● **Exercise brief**
All the data must come back unchanged, except that pictures are left out.

● **Data provided**
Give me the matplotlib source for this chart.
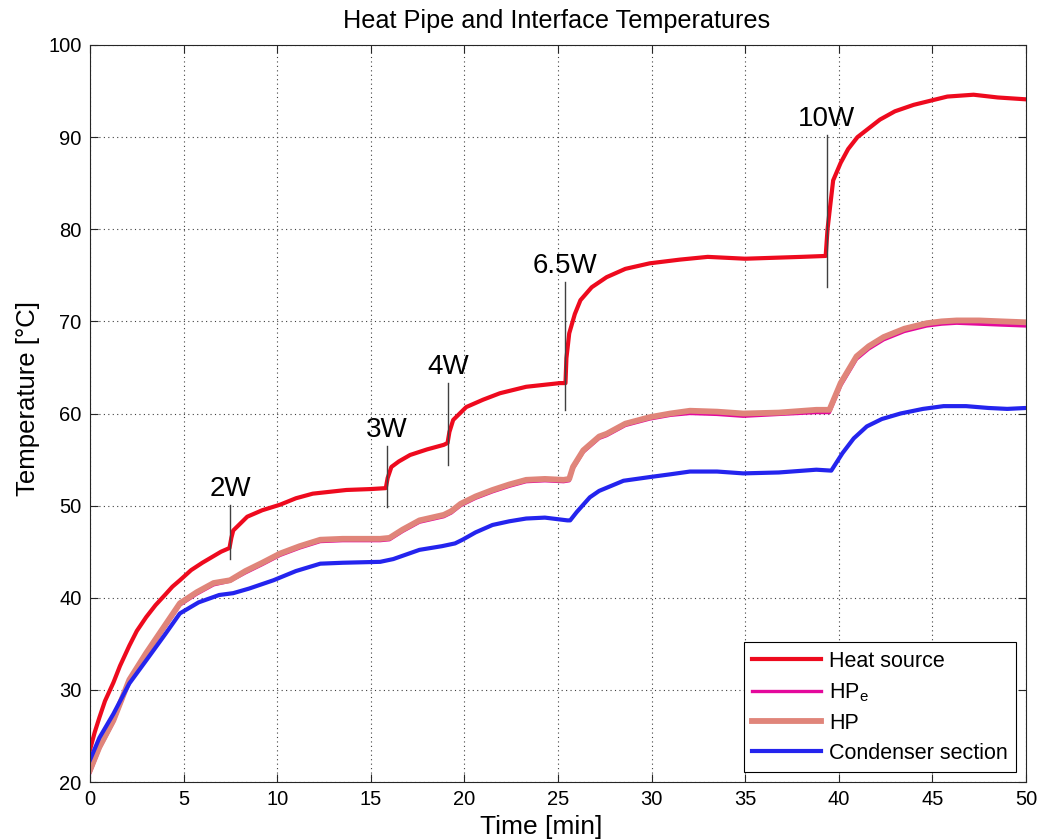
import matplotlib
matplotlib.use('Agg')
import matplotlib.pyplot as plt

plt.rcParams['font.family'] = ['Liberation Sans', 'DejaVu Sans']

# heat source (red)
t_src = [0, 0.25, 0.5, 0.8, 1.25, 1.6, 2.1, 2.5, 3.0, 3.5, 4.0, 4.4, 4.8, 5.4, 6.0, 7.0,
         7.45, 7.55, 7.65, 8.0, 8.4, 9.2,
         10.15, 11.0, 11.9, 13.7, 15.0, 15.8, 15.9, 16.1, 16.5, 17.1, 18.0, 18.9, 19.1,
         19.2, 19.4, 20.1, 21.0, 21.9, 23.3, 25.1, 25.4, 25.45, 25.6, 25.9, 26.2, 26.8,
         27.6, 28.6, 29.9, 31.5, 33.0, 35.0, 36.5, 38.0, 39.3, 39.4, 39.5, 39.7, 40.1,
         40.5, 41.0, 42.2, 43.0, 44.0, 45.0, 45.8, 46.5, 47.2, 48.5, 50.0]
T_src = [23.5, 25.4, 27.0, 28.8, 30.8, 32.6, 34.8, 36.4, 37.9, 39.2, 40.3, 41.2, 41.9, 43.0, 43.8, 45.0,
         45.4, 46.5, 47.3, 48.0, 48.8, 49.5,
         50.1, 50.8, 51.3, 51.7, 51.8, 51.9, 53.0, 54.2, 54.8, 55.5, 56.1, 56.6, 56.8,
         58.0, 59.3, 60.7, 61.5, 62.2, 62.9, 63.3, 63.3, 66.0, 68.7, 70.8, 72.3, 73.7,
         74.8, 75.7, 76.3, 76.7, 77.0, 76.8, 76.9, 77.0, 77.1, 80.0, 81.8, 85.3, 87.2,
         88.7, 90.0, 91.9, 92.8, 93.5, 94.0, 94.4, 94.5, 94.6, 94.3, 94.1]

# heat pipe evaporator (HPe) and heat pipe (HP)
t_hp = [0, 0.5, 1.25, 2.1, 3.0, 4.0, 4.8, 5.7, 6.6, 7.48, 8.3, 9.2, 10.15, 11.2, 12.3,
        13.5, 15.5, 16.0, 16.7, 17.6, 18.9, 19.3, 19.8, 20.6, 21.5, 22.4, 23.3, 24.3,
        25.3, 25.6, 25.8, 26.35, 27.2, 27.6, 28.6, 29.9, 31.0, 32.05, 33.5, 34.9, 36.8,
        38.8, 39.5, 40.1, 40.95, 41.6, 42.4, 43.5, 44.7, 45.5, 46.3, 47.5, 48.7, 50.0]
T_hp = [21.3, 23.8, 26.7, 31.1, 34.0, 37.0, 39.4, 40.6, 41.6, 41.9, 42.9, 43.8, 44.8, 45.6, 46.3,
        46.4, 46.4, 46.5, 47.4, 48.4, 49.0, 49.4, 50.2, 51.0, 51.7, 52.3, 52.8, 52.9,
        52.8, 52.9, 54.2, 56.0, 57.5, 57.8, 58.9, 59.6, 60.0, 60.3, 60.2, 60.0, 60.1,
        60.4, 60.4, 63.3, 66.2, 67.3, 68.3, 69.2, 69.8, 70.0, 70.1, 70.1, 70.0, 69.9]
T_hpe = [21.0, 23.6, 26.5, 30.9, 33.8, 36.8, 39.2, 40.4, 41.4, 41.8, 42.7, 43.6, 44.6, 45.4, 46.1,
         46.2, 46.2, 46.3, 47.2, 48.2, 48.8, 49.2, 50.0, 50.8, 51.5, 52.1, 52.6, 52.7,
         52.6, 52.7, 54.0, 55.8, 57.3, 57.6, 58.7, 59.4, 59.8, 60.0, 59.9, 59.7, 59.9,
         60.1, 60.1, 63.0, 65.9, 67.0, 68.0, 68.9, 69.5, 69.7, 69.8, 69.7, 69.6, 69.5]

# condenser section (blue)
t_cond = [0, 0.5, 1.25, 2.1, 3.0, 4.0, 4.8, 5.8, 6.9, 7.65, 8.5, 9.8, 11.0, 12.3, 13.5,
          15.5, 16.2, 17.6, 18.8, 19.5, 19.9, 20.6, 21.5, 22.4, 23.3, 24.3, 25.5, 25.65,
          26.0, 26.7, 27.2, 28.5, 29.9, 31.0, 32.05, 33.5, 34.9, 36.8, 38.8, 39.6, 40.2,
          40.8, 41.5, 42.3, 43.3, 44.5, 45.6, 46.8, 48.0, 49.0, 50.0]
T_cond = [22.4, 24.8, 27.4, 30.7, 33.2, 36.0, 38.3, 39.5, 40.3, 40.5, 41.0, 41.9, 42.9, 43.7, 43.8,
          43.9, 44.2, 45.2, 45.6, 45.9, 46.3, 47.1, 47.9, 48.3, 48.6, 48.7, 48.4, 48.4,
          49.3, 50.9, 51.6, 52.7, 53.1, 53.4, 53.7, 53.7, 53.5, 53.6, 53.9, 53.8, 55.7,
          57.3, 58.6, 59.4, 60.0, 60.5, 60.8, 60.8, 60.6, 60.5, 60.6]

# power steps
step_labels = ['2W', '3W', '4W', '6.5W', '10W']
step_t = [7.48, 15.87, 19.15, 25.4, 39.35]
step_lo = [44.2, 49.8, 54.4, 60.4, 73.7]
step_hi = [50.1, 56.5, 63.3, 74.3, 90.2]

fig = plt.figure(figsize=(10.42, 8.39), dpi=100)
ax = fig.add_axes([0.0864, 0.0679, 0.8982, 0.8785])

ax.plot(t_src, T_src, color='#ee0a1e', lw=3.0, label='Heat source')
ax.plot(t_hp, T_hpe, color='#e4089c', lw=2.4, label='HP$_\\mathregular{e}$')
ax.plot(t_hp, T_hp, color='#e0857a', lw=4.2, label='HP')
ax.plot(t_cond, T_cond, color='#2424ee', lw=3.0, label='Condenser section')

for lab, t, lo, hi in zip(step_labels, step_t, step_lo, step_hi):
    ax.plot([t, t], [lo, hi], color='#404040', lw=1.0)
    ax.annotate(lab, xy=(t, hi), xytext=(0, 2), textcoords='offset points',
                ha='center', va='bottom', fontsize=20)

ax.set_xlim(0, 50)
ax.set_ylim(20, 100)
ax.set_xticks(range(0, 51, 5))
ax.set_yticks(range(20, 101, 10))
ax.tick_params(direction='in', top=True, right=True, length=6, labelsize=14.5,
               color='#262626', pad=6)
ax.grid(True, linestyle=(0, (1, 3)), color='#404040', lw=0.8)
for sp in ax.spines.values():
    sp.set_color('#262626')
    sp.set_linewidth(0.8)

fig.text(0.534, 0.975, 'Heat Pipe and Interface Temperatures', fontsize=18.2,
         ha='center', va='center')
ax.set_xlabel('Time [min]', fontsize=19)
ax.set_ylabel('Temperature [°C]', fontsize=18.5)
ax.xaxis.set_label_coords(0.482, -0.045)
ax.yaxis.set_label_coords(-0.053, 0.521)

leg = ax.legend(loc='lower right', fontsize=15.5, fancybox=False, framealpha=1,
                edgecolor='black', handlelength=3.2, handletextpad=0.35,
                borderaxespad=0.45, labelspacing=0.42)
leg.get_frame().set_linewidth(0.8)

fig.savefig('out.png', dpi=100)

● **Solution to the problem**
Give me the matplotlib source for this chart.
import matplotlib
matplotlib.use('Agg')
import matplotlib.pyplot as plt

plt.rcParams['font.family'] = ['Liberation Sans', 'DejaVu Sans']

# heat source (red)
t_src = [0, 0.25, 0.5, 0.8, 1.25, 1.6, 2.1, 2.5, 3.0, 3.5, 4.0, 4.4, 4.8, 5.4, 6.0, 7.0,
         7.45, 7.55, 7.65, 8.0, 8.4, 9.2,
         10.15, 11.0, 11.9, 13.7, 15.0, 15.8, 15.9, 16.1, 16.5, 17.1, 18.0, 18.9, 19.1,
         19.2, 19.4, 20.1, 21.0, 21.9, 23.3, 25.1, 25.4, 25.45, 25.6, 25.9, 26.2, 26.8,
         27.6, 28.6, 29.9, 31.5, 33.0, 35.0, 36.5, 38.0, 39.3, 39.4, 39.5, 39.7, 40.1,
         40.5, 41.0, 42.2, 43.0, 44.0, 45.0, 45.8, 46.5, 47.2, 48.5, 50.0]
T_src = [23.5, 25.4, 27.0, 28.8, 30.8, 32.6, 34.8, 36.4, 37.9, 39.2, 40.3, 41.2, 41.9, 43.0, 43.8, 45.0,
         45.4, 46.5, 47.3, 48.0, 48.8, 49.5,
         50.1, 50.8, 51.3, 51.7, 51.8, 51.9, 53.0, 54.2, 54.8, 55.5, 56.1, 56.6, 56.8,
         58.0, 59.3, 60.7, 61.5, 62.2, 62.9, 63.3, 63.3, 66.0, 68.7, 70.8, 72.3, 73.7,
         74.8, 75.7, 76.3, 76.7, 77.0, 76.8, 76.9, 77.0, 77.1, 80.0, 81.8, 85.3, 87.2,
         88.7, 90.0, 91.9, 92.8, 93.5, 94.0, 94.4, 94.5, 94.6, 94.3, 94.1]

# heat pipe evaporator (HPe) and heat pipe (HP)
t_hp = [0, 0.5, 1.25, 2.1, 3.0, 4.0, 4.8, 5.7, 6.6, 7.48, 8.3, 9.2, 10.15, 11.2, 12.3,
        13.5, 15.5, 16.0, 16.7, 17.6, 18.9, 19.3, 19.8, 20.6, 21.5, 22.4, 23.3, 24.3,
        25.3, 25.6, 25.8, 26.35, 27.2, 27.6, 28.6, 29.9, 31.0, 32.05, 33.5, 34.9, 36.8,
        38.8, 39.5, 40.1, 40.95, 41.6, 42.4, 43.5, 44.7, 45.5, 46.3, 47.5, 48.7, 50.0]
T_hp = [21.3, 23.8, 26.7, 31.1, 34.0, 37.0, 39.4, 40.6, 41.6, 41.9, 42.9, 43.8, 44.8, 45.6, 46.3,
        46.4, 46.4, 46.5, 47.4, 48.4, 49.0, 49.4, 50.2, 51.0, 51.7, 52.3, 52.8, 52.9,
        52.8, 52.9, 54.2, 56.0, 57.5, 57.8, 58.9, 59.6, 60.0, 60.3, 60.2, 60.0, 60.1,
        60.4, 60.4, 63.3, 66.2, 67.3, 68.3, 69.2, 69.8, 70.0, 70.1, 70.1, 70.0, 69.9]
T_hpe = [21.0, 23.6, 26.5, 30.9, 33.8, 36.8, 39.2, 40.4, 41.4, 41.8, 42.7, 43.6, 44.6, 45.4, 46.1,
         46.2, 46.2, 46.3, 47.2, 48.2, 48.8, 49.2, 50.0, 50.8, 51.5, 52.1, 52.6, 52.7,
         52.6, 52.7, 54.0, 55.8, 57.3, 57.6, 58.7, 59.4, 59.8, 60.0, 59.9, 59.7, 59.9,
         60.1, 60.1, 63.0, 65.9, 67.0, 68.0, 68.9, 69.5, 69.7, 69.8, 69.7, 69.6, 69.5]

# condenser section (blue)
t_cond = [0, 0.5, 1.25, 2.1, 3.0, 4.0, 4.8, 5.8, 6.9, 7.65, 8.5, 9.8, 11.0, 12.3, 13.5,
          15.5, 16.2, 17.6, 18.8, 19.5, 19.9, 20.6, 21.5, 22.4, 23.3, 24.3, 25.5, 25.65,
          26.0, 26.7, 27.2, 28.5, 29.9, 31.0, 32.05, 33.5, 34.9, 36.8, 38.8, 39.6, 40.2,
          40.8, 41.5, 42.3, 43.3, 44.5, 45.6, 46.8, 48.0, 49.0, 50.0]
T_cond = [22.4, 24.8, 27.4, 30.7, 33.2, 36.0, 38.3, 39.5, 40.3, 40.5, 41.0, 41.9, 42.9, 43.7, 43.8,
          43.9, 44.2, 45.2, 45.6, 45.9, 46.3, 47.1, 47.9, 48.3, 48.6, 48.7, 48.4, 48.4,
          49.3, 50.9, 51.6, 52.7, 53.1, 53.4, 53.7, 53.7, 53.5, 53.6, 53.9, 53.8, 55.7,
          57.3, 58.6, 59.4, 60.0, 60.5, 60.8, 60.8, 60.6, 60.5, 60.6]

# power steps
step_labels = ['2W', '3W', '4W', '6.5W', '10W']
step_t = [7.48, 15.87, 19.15, 25.4, 39.35]
step_lo = [44.2, 49.8, 54.4, 60.4, 73.7]
step_hi = [50.1, 56.5, 63.3, 74.3, 90.2]

fig = plt.figure(figsize=(10.42, 8.39), dpi=100)
ax = fig.add_axes([0.0864, 0.0679, 0.8982, 0.8785])

ax.plot(t_src, T_src, color='#ee0a1e', lw=3.0, label='Heat source')
ax.plot(t_hp, T_hpe, color='#e4089c', lw=2.4, label='HP$_\\mathregular{e}$')
ax.plot(t_hp, T_hp, color='#e0857a', lw=4.2, label='HP')
ax.plot(t_cond, T_cond, color='#2424ee', lw=3.0, label='Condenser section')

for lab, t, lo, hi in zip(step_labels, step_t, step_lo, step_hi):
    ax.plot([t, t], [lo, hi], color='#404040', lw=1.0)
    ax.annotate(lab, xy=(t, hi), xytext=(0, 2), textcoords='offset points',
                ha='center', va='bottom', fontsize=20)

ax.set_xlim(0, 50)
ax.set_ylim(20, 100)
ax.set_xticks(range(0, 51, 5))
ax.set_yticks(range(20, 101, 10))
ax.tick_params(direction='in', top=True, right=True, length=6, labelsize=14.5,
               color='#262626', pad=6)
ax.grid(True, linestyle=(0, (1, 3)), color='#404040', lw=0.8)
for sp in ax.spines.values():
    sp.set_color('#262626')
    sp.set_linewidth(0.8)

fig.text(0.534, 0.975, 'Heat Pipe and Interface Temperatures', fontsize=18.2,
         ha='center', va='center')
ax.set_xlabel('Time [min]', fontsize=19)
ax.set_ylabel('Temperature [°C]', fontsize=18.5)
ax.xaxis.set_label_coords(0.482, -0.045)
ax.yaxis.set_label_coords(-0.053, 0.521)

leg = ax.legend(loc='lower right', fontsize=15.5, fancybox=False, framealpha=1,
                edgecolor='black', handlelength=3.2, handletextpad=0.35,
                borderaxespad=0.45, labelspacing=0.42)
leg.get_frame().set_linewidth(0.8)

fig.savefig('out.png', dpi=100)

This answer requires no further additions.